The problem is not with vBulletin, and I can not see the Greek on your page, bibliophage. I tried making the following HTML document:
<HTML><Body>
<Font Face=“Symbol”>This is a test</Font>
</Body></HTML>
And, the text showed up in Times, just like here, and just like on that page you linked me to. Out of curiosity, I tried replacing “Symbol” with every font that Character Map says I have.

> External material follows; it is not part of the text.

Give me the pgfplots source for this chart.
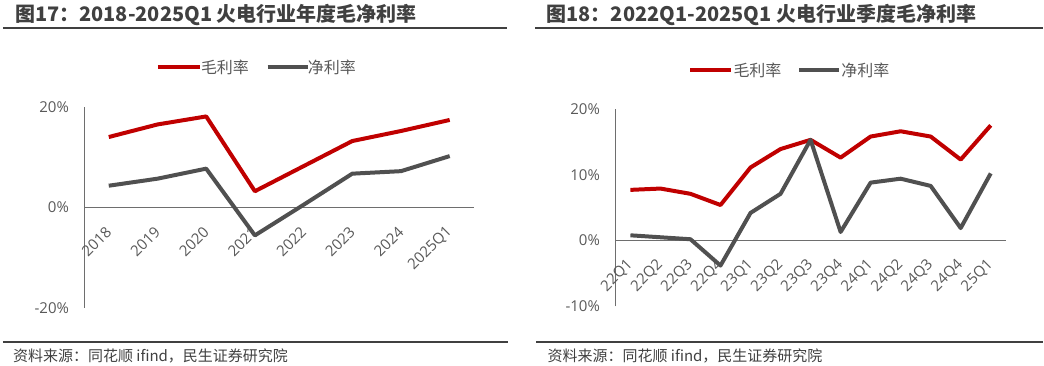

The following fonts worked like you would expect them to:
Arial, Arial Black, Arial Narrow, Arial Unicode MS, Batang, Book Antiqua, Bookman Old Style, Century, Century Gothic, Comic Sans MS, Courier, Courier New, Fixedsys, Garamond, Haettenschweiler, Impact, Lucida Console, Monotype Corsiva, MS Sans Serif, MS Serif, PMingLiU, SimSun, Small Fonts, System, Tahoma, Trebuchet MS, Verdana, Webdings, and Wingdings.
The following fonts did not work, and instead reverted to the default font:
Marlett, NWCV15, Symbol, Terminal, Wingdings 2, and Wingdings 3.
I’m trying to find the pattern. All of the fonts in the second category do not follow Windows ASCII standard. Terminal comes closest, but its extended ASCII is that of DOS. Furthermore, all of the fonts in the first category do follow Windows ASCII standard, with the exceptions of Webdings and Wingdings.
I tried searching on the Internet for an explanation as to why Netscape 6 would do this, but no luck so far.